The conflict with the management of the Imperial Russian Theatres, which looked unfavourably on Serge Diaghilev’s triumph and feared its dancers’ participation in his radical experiments, forced him to create his own ballet company. Its stars were Tamara Karsavina and Vaslav Nijinsky. The lack of stable funding and an endless succession of tours compelled Serge Diaghilev to abandon multi-act ballets.

Pablo Picasso (wearing a beret) and set designers seated on the stage curtain created for Léonide Massine’s ballet “Parade,” staged by Serge Diaghilev’s Ballets Russes at the Théâtre du Châtelet, Paris, 1917.
He focused primarily on one-act productions that allowed for the presentation of three different performances in a single evening. It was under his impetus that the three-part ballet evening format remains the most popular in Western dance.
During the early years, each new season was more successful than the last. Initially, Serge Diaghilev captivated audiences with typically Russian themes in Petrushka, The Firebird, and Scheherazade, but their exoticism proved more radical than European innovations.
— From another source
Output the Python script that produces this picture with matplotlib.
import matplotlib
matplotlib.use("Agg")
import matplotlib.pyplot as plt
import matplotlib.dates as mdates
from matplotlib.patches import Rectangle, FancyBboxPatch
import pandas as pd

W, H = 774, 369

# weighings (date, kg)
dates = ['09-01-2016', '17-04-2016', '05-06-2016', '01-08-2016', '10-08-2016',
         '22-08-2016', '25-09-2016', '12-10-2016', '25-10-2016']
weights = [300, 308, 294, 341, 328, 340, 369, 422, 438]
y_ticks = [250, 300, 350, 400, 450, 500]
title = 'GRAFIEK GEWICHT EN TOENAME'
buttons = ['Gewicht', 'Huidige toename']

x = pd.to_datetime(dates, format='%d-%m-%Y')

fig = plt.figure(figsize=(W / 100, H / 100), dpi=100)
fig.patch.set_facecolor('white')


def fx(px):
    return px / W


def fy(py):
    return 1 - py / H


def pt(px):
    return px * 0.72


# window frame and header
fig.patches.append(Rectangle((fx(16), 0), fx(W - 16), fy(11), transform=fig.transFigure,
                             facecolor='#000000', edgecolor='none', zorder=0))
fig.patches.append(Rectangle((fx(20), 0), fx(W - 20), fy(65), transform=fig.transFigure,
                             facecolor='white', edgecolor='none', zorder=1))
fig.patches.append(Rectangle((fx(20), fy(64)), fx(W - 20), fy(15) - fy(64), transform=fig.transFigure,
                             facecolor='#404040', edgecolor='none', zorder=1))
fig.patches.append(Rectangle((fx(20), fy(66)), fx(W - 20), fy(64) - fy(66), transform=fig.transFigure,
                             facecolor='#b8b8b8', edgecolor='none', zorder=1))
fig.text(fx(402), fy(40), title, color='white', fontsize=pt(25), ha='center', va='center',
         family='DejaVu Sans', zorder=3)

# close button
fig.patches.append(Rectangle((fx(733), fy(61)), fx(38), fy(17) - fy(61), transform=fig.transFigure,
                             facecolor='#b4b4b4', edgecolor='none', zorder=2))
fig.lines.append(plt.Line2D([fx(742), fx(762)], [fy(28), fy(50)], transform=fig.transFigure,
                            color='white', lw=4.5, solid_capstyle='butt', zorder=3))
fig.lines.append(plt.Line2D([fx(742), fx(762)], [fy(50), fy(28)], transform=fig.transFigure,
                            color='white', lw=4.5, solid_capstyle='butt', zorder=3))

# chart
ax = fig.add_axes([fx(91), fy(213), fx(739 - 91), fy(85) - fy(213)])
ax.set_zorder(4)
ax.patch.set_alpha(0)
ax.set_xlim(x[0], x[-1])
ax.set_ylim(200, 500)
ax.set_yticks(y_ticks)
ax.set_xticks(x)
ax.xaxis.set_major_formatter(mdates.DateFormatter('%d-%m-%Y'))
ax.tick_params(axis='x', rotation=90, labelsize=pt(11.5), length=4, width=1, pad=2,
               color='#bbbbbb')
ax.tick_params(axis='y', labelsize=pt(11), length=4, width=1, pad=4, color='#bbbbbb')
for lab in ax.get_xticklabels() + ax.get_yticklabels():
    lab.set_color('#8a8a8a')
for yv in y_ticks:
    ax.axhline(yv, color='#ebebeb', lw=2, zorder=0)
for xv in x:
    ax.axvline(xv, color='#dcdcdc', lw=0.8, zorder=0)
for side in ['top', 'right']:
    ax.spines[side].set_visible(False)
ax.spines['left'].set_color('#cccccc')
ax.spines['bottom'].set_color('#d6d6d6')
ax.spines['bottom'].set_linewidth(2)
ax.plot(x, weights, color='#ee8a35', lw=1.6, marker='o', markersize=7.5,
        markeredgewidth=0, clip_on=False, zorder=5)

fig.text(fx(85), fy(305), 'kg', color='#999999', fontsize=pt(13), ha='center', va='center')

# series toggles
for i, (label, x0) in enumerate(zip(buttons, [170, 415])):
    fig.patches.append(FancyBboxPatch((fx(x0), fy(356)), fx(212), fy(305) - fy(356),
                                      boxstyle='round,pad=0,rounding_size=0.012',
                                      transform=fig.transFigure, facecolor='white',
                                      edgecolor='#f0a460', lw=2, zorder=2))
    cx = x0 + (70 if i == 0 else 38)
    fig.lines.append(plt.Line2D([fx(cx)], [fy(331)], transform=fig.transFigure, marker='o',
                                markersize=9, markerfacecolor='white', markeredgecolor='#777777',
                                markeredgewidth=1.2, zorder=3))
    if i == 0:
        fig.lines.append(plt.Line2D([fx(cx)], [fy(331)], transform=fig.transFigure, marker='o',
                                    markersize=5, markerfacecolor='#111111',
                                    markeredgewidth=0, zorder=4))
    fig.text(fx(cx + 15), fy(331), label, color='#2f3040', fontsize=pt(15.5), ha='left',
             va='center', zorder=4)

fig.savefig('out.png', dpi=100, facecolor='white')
The scandalous 1913 production of Igor Stravinsky’s ballet The Rite of Spring, choreographed by Vaslav Nijinsky, marked a turning point in the history of the Ballets Russes: even before the First World War, it severed Serge Diaghilev and his troupe from Russia. The dress rehearsal of the ballet turned into a literal confrontation: the audience did not divide along ethnic or class lines, but split between supporters of modern and traditional art, the former armed with chairs and the latter charging with umbrellas.
From that moment on, the Ballets Russes definitively ceased to be an “exhibition of achievements” of official Russian art, although for several more years Serge Diaghilev continued to work almost exclusively with his compatriots.
Costume sketches for the Russian Seasons.
Ahead of his time

Geoffrey Ingram collection of photographs devoted to the Ballets Russes’ Australian tour, 1936–1940. Dancers: Yvonne Leiberandt, also known as Irina Zarova; Alberto Julio Rayneri Alonso, generally shortened to Alberto Alonso.
The next milestone in Serge Diaghilev’s career was the premiere of the ballet Parade, for which he assembled an international team: composed by the Frenchman Erik Satie based on a poem by Jean Cocteau, with sets and costumes by Pablo Picasso, all choreographed by the Russian Léonide Massine. This “Cubist” ballet
was presented only once, as it triggered public hostility. Yet, this was Diaghilev’s way of making his statement. Even without regular funding, even while entirely dependent on public success, he did not shrink from what he considered the primary quality of art: experimentation and forward movement. This character trait often plunged Serge Diaghilev and his troupe into the depths of financial catastrophe, to the point where he became unable to pay for his hotel room. However, he found it impossible to betray his principles, and it is thanks to the Saisons Russes that the world discovered Nicholas Roerich, Natalia Goncharova, Claude Debussy, Sergei Prokofiev, Vaslav Nijinsky, and George Balanchine.
Actors of the Russian Seasons troupe. Individual portraits: Anna Pavlova, Adolph Bolm, Michel Fokine, Vaslav Nijinsky. Double portraits: Michel and Vera Fokine, Gertrude Hoffmann and Theodore Koslov, Lidia Lopokova and Alexandre Gavrilov, Tamara Karsavina and Vaslav Nijinsky.
Interested only in everything innovative, promising, and daring, Serge Diaghilev parted ways without regret with troupe members incapable of generating new ideas. He was a great lover of ancient art, and his first steps were linked to the revival of 18th-century Russian painters, while the “Parisian” stage was marked by the return of the great ballet Giselle to its native land and the first French presentation of Marius Petipa’s The Sleeping Beauty. But he was also drawn to the depth of distant and unknown spaces. He was the first to present Europe with a panorama of Russian art that became a “nutritive” environment for the 20th-century Western world. Serge Diaghilev passed away in 1929 at the age of 57 in Venice, a city he particularly loved. Yet even today, the world of the arts follows the path he charted.

Walter Nouvel, Serge Diaghilev, and Serge Lifar on the Lido, in Venice.